The perspective of a repoliticization of democratic life allows, third and finally, for the relations between national democracy and cosmopolitan democratic forms to be imagined in a new and different way. The usual understanding of this relationship consists in thinking in terms of a transfer, that is to say of a reproduction at a higher level of forms of regulation first achieved in the national forum. The notion of indirect democracy, however, suggests a mode of political regulation that is neither that of institutional government, nor that of the governance associated with the function of the market and the extension of the rule of law. It is in terms of the constitution of an indirect democracy at the international level that one might therefore define a final operational program. It is an indirect democracy still taking its first steps, and that has to be both developed as a collection of social powers (through the action of NGOs and diverse international organizations) and institutionalized in order that powers of oversight, control, or rejection might see the light of day. The objective will have to be, in this spirit, to develop “democratic projects” of the community of nations to keep ever present the force of justice and law.

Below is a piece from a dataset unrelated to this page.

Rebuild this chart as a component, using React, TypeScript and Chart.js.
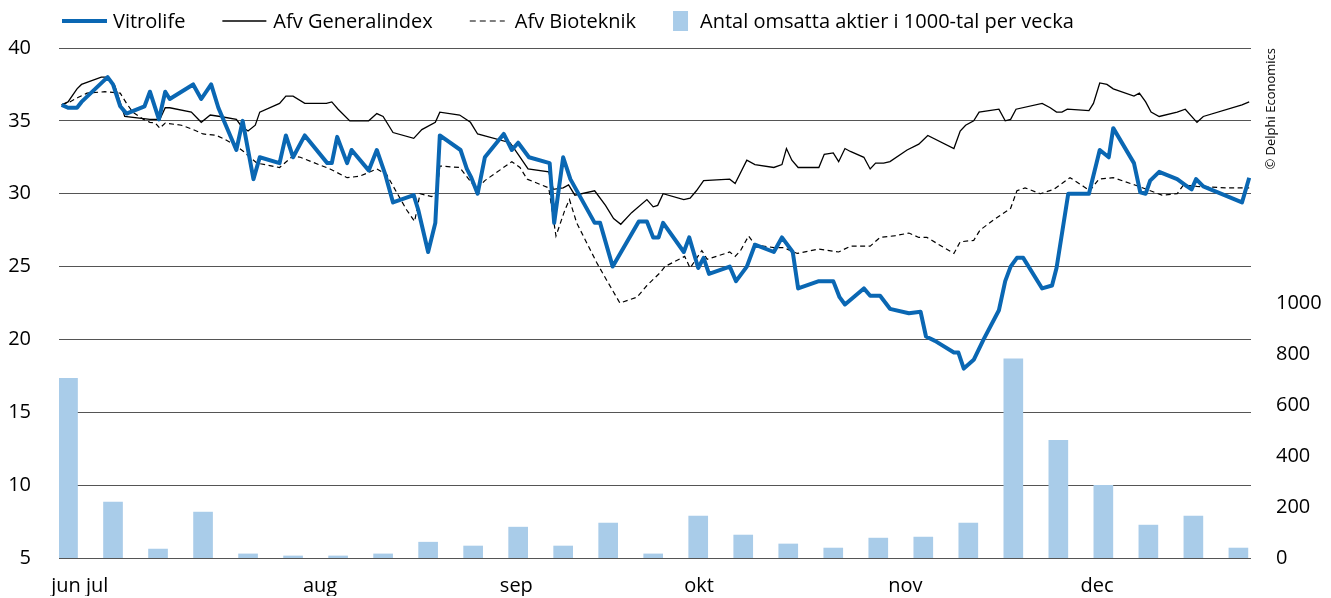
import { useEffect, useRef } from 'react';
import { Chart, registerables } from 'chart.js';

Chart.register(...registerables);

// ---- x axis (trading days from start of period) ----
const monthLabels = ['jun jul', 'aug', 'sep', 'okt', 'nov', 'dec'];
const monthTickDays = [2.2, 28.9, 50.7, 71.0, 93.9, 115.2];

// ---- Vitrolife ----
const vitrolifeDays = [0.2, 0.9, 1.9, 2.4, 5.3, 5.9, 6.7, 7.4, 9.4, 10.0, 11.0, 11.7, 12.2, 14.8, 15.7, 16.8, 17.6, 19.6, 20.3, 21.5, 22.2, 24.4, 25.1, 25.9, 27.2, 29.7, 30.2, 30.8, 31.9, 32.4, 34.3, 35.2, 36.1, 37.0, 39.3, 39.8, 40.9, 41.7, 42.2, 44.5, 45.2, 45.7, 46.4, 47.2, 49.3, 50.2, 50.9, 52.1, 54.4, 54.9, 55.9, 56.7, 59.4, 60.0, 61.4, 64.3, 65.2, 65.9, 66.5, 67.0, 69.3, 69.9, 70.9, 71.5, 72.1, 74.4, 75.1, 76.3, 77.2, 79.3, 80.2, 81.4, 82.0, 84.3, 85.9, 86.6, 87.2, 89.3, 90.0, 91.1, 92.2, 94.3, 95.6, 96.2, 97.2, 99.3, 99.8, 100.4, 101.5, 102.6, 104.3, 105.0, 105.6, 106.3, 107.0, 109.1, 110.2, 110.7, 112.0, 114.3, 115.5, 116.5, 117.0, 119.3, 120.0, 120.6, 121.1, 122.1, 124.1, 125.2, 125.7, 126.2, 127.0, 131.3, 132.1];
const vitrolifeValues = [36.1, 35.9, 35.9, 36.3, 38.0, 37.5, 36.0, 35.5, 36.0, 37.0, 35.1, 37.0, 36.5, 37.5, 36.5, 37.5, 35.9, 33.0, 35.0, 31.0, 32.5, 32.1, 34.0, 32.5, 34.0, 32.1, 32.1, 33.9, 32.1, 33.0, 31.6, 33.0, 31.4, 29.4, 29.9, 28.9, 26.0, 28.0, 34.0, 33.0, 31.7, 31.1, 30.0, 32.5, 34.1, 33.0, 33.5, 32.5, 32.1, 28.0, 32.5, 31.0, 28.0, 28.0, 25.0, 28.1, 28.1, 27.0, 27.0, 28.0, 26.0, 27.0, 24.9, 25.6, 24.5, 25.0, 24.0, 25.0, 26.5, 26.0, 27.0, 26.0, 23.5, 24.0, 24.0, 22.9, 22.4, 23.5, 23.0, 23.0, 22.1, 21.8, 21.9, 20.2, 19.9, 19.1, 19.1, 18.0, 18.6, 20.0, 22.0, 24.0, 25.0, 25.6, 25.6, 23.5, 23.7, 24.9, 30.0, 30.0, 33.0, 32.5, 34.5, 32.1, 30.1, 30.0, 30.9, 31.5, 31.0, 30.5, 30.3, 31.0, 30.5, 29.4, 31.1];

// ---- Afv Generalindex ----
const generalDays = [0.2, 0.9, 1.9, 2.4, 4.6, 5.2, 6.1, 7.2, 10.0, 11.1, 11.7, 12.2, 14.6, 15.7, 16.7, 17.8, 19.6, 20.2, 20.9, 21.7, 22.2, 24.4, 25.1, 25.9, 27.2, 29.6, 30.2, 30.9, 32.2, 34.3, 35.2, 35.9, 37.0, 39.3, 40.2, 41.7, 42.2, 44.4, 45.6, 46.4, 50.0, 50.9, 52.0, 54.3, 54.8, 55.9, 56.5, 57.2, 59.4, 60.6, 61.5, 62.3, 63.5, 65.2, 65.9, 66.4, 67.0, 69.3, 70.0, 70.7, 71.5, 74.4, 75.0, 76.3, 77.2, 79.3, 80.2, 80.7, 81.3, 82.0, 84.3, 84.9, 85.9, 86.5, 87.2, 87.8, 89.3, 90.0, 90.6, 91.5, 92.2, 94.1, 95.4, 96.4, 99.3, 100.0, 100.6, 101.5, 102.1, 104.3, 105.0, 105.6, 106.2, 109.1, 110.0, 110.7, 111.3, 111.9, 114.3, 114.8, 115.5, 116.3, 117.0, 119.3, 119.9, 120.6, 121.2, 122.1, 124.1, 125.0, 126.3, 127.0, 131.3, 132.1];
const generalValues = [36.1, 36.3, 37.2, 37.5, 38.0, 38.0, 37.4, 35.3, 35.1, 35.1, 35.9, 35.9, 35.6, 34.9, 35.4, 35.3, 35.1, 34.6, 34.3, 34.7, 35.6, 36.2, 36.7, 36.7, 36.2, 36.2, 36.3, 35.8, 35.0, 35.0, 35.5, 35.3, 34.2, 33.8, 34.4, 34.9, 35.6, 35.4, 34.9, 34.1, 33.5, 32.7, 31.7, 31.5, 30.3, 30.4, 30.6, 29.9, 30.2, 29.2, 28.3, 27.9, 28.7, 29.6, 29.1, 29.2, 30.0, 29.6, 29.7, 30.2, 30.9, 31.0, 30.7, 32.3, 32.0, 31.8, 32.0, 33.1, 32.3, 31.8, 31.8, 32.7, 32.8, 32.2, 33.1, 32.9, 32.5, 31.7, 32.1, 32.1, 32.2, 33.0, 33.4, 34.0, 33.1, 34.3, 34.7, 35.0, 35.6, 35.8, 35.0, 35.1, 35.8, 36.2, 35.9, 35.6, 35.6, 35.8, 35.7, 36.2, 37.6, 37.5, 37.2, 36.7, 36.9, 36.3, 35.6, 35.3, 35.6, 35.8, 34.9, 35.3, 36.1, 36.3];

// ---- Afv Bioteknik ----
const biotekDays = [0.2, 1.1, 2.0, 3.0, 5.0, 6.7, 7.4, 8.1, 9.3, 10.0, 10.6, 11.1, 11.7, 13.5, 14.8, 15.9, 17.4, 18.1, 19.3, 20.4, 21.1, 21.9, 24.4, 25.9, 26.7, 30.0, 31.9, 33.3, 35.2, 36.3, 37.4, 38.5, 39.4, 40.0, 41.3, 41.9, 42.2, 44.4, 46.3, 47.2, 50.2, 51.1, 51.9, 54.3, 55.1, 56.1, 56.6, 57.4, 59.6, 60.7, 62.2, 64.1, 65.2, 66.7, 67.2, 69.4, 70.0, 71.3, 71.9, 74.4, 75.0, 75.6, 76.5, 77.2, 79.3, 80.4, 81.9, 84.3, 86.5, 87.8, 90.0, 91.1, 92.6, 94.3, 95.4, 96.3, 99.3, 100.0, 101.5, 102.2, 103.7, 105.6, 106.3, 107.2, 108.9, 110.4, 112.2, 113.7, 114.4, 115.4, 117.0, 119.4, 120.7, 122.4, 124.1, 124.8, 126.3, 129.6, 132.1];
const biotekValues = [36.1, 36.3, 36.6, 36.9, 37.0, 36.9, 36.2, 35.6, 35.1, 34.9, 34.85, 34.5, 34.85, 34.7, 34.4, 34.1, 34.0, 33.8, 33.4, 32.9, 32.5, 32.1, 31.8, 32.6, 32.5, 31.7, 31.1, 31.2, 31.7, 31.3, 30.1, 28.9, 28.1, 30.0, 29.8, 30.2, 31.9, 31.8, 30.3, 30.9, 32.2, 31.8, 31.0, 30.4, 27.1, 28.9, 29.6, 28.0, 25.3, 24.1, 22.5, 22.9, 23.7, 24.6, 25.0, 25.7, 24.9, 26.1, 25.5, 26.0, 25.7, 26.1, 27.1, 26.5, 26.3, 26.3, 25.9, 26.2, 26.0, 26.4, 26.4, 27.0, 27.1, 27.3, 27.0, 27.0, 25.9, 26.7, 26.8, 27.5, 28.2, 29.0, 30.2, 30.4, 30.0, 30.3, 31.1, 30.5, 30.2, 31.0, 31.1, 30.6, 30.3, 29.9, 30.0, 30.6, 30.5, 30.4, 30.4];

// ---- weekly volume (thousands of shares) ----
const weeklyVolume = [705, 219, 35, 180, 16, 8, 8, 16, 62, 47, 121, 47, 137, 16, 164, 90, 55, 39, 78, 82, 137, 781, 461, 285, 129, 164, 39];
const firstWeekDay = 0.9;
const daysPerWeek = 5;

// ---- axes ----
const priceMin = 5;
const priceMax = 40;
const priceStep = 5;
const volumeMin = 0;
const volumeMax = 2000;
const volumeStep = 200;
const volumeTickMax = 1000;

const BLUE = '#0a67b3';
const BAR = '#a9cce9';
const GRID = '#555555';
const FONT = '"Open Sans", "Noto Sans", sans-serif';

// legend sample widths and gaps (style only)
const legendSampleWidths = [45, 44, 35, 15];
const legendSampleGaps = [6, 7, 10, 12];

const refPlugin = {
  id: 'refLegend',
  afterDraw(chart: any) {
    const ctx = chart.ctx as CanvasRenderingContext2D;
    const area = chart.chartArea;
    ctx.save();
    ctx.font = `20px ${FONT}`;
    ctx.textBaseline = 'alphabetic';
    let x = area.left + 3;
    const y = 21;
    chart.data.datasets.forEach((ds: any, i: number) => {
      const w = legendSampleWidths[i];
      if (ds.type === 'bar') {
        ctx.fillStyle = ds.backgroundColor;
        ctx.fillRect(x, y - 10, w, 20);
      } else {
        ctx.strokeStyle = ds.borderColor;
        ctx.lineWidth = ds.borderWidth;
        ctx.setLineDash(ds.borderDash ? [6, 4] : []);
        ctx.beginPath();
        ctx.moveTo(x, y);
        ctx.lineTo(x + w, y);
        ctx.stroke();
        ctx.setLineDash([]);
      }
      x += w + legendSampleGaps[i];
      ctx.fillStyle = '#000';
      ctx.fillText(ds.label, x, y + 7);
      x += ctx.measureText(ds.label).width + 37;
    });

    // copyright, rotated
    ctx.font = `13px ${FONT}`;
    ctx.fillStyle = '#000';
    ctx.translate(area.right + 20, area.top);
    ctx.rotate(-Math.PI / 2);
    ctx.textAlign = 'right';
    ctx.textBaseline = 'middle';
    ctx.fillText('© Delphi Economics', 0, 0);
    ctx.restore();
  },
};

export default function App() {
  const canvasRef = useRef<HTMLCanvasElement>(null);

  useEffect(() => {
    document.body.style.margin = '0';
    document.body.style.overflow = 'hidden';
    const canvas = canvasRef.current;
    if (!canvas) return;

    const toPoints = (days: number[], vals: number[]) => days.map((d, i) => ({ x: d, y: vals[i] }));

    const chart = new Chart(canvas, {
      type: 'bar',
      data: {
        datasets: [
          {
            type: 'line',
            label: 'Vitrolife',
            data: toPoints(vitrolifeDays, vitrolifeValues),
            borderColor: BLUE,
            backgroundColor: BLUE,
            borderWidth: 4,
            borderJoinStyle: 'round',
            pointRadius: 0,
            tension: 0,
            fill: false,
            yAxisID: 'y',
            xAxisID: 'x',
            order: 0,
          },
          {
            type: 'line',
            label: 'Afv Generalindex',
            data: toPoints(generalDays, generalValues),
            borderColor: '#000000',
            backgroundColor: '#000000',
            borderWidth: 1.3,
            pointRadius: 0,
            tension: 0,
            fill: false,
            yAxisID: 'y',
            xAxisID: 'x',
            order: 2,
          },
          {
            type: 'line',
            label: 'Afv Bioteknik',
            data: toPoints(biotekDays, biotekValues),
            borderColor: '#000000',
            backgroundColor: '#000000',
            borderWidth: 1.2,
            borderDash: [5, 3.5],
            pointRadius: 0,
            tension: 0,
            fill: false,
            yAxisID: 'y',
            xAxisID: 'x',
            order: 1,
          },
          {
            type: 'bar',
            label: 'Antal omsatta aktier i 1000-tal per vecka',
            data: weeklyVolume.map((v, i) => ({ x: firstWeekDay + i * daysPerWeek, y: v })),
            backgroundColor: BAR,
            borderWidth: 0,
            barThickness: 19,
            yAxisID: 'y2',
            xAxisID: 'x',
            order: 5,
          },
        ] as any,
      },
      options: {
        animation: false,
        responsive: true,
        maintainAspectRatio: false,
        layout: { padding: { top: 48, left: 0, right: 0, bottom: 0 } },
        plugins: {
          legend: { display: false },
          tooltip: { enabled: false },
        },
        scales: {
          x: {
            type: 'linear',
            min: -0.1,
            max: 132.3,
            offset: false,
            grid: { display: false, drawTicks: false },
            border: { display: false },
            afterBuildTicks: (s: any) => {
              s.ticks = monthTickDays.map((v) => ({ value: v }));
            },
            afterFit: (s: any) => {
              s.height = 38;
            },
            ticks: {
              autoSkip: false,
              maxRotation: 0,
              minRotation: 0,
              padding: 16,
              color: '#000',
              font: { family: FONT, size: 20 },
              callback: (_v: any, i: number) => monthLabels[i],
            },
          },
          y: {
            type: 'linear',
            position: 'left',
            min: priceMin,
            max: priceMax,
            grid: { color: GRID, lineWidth: 1, drawTicks: false },
            border: { display: false },
            afterFit: (s: any) => {
              s.width = 59;
            },
            ticks: {
              stepSize: priceStep,
              padding: 28,
              color: '#000',
              font: { family: FONT, size: 20 },
              callback: (v: any) => String(v),
            },
          },
          y2: {
            type: 'linear',
            position: 'right',
            min: volumeMin,
            max: volumeMax,
            grid: { display: false, drawTicks: false },
            border: { display: false },
            afterBuildTicks: (s: any) => {
              s.ticks = s.ticks.filter((t: any) => t.value <= volumeTickMax);
            },
            afterFit: (s: any) => {
              s.width = 80;
            },
            ticks: {
              stepSize: volumeStep,
              padding: 25,
              color: '#000',
              font: { family: FONT, size: 20 },
              callback: (v: any) => String(v),
            },
          },
        },
      } as any,
      plugins: [refPlugin],
    });

    return () => chart.destroy();
  }, []);

  return (
    <div style={{ position: 'relative', width: 1331, height: 598 }}>
      <canvas ref={canvasRef} />
    </div>
  );
}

In sum, the goal is to pursue simultaneously, on different scales, democratic progress and the construction of a cosmopolitan order. But while such convergence has often been conceived in the weak sense of a generalized dissemination of power, of a multiplication of forms of governance without government (whether in the dreamlike manner of a globalization of good feeling or in the more exalted mode of an epiphany of revolt), the task is to discover how to pursue it as the expression of an exigency that is strong and realist at once.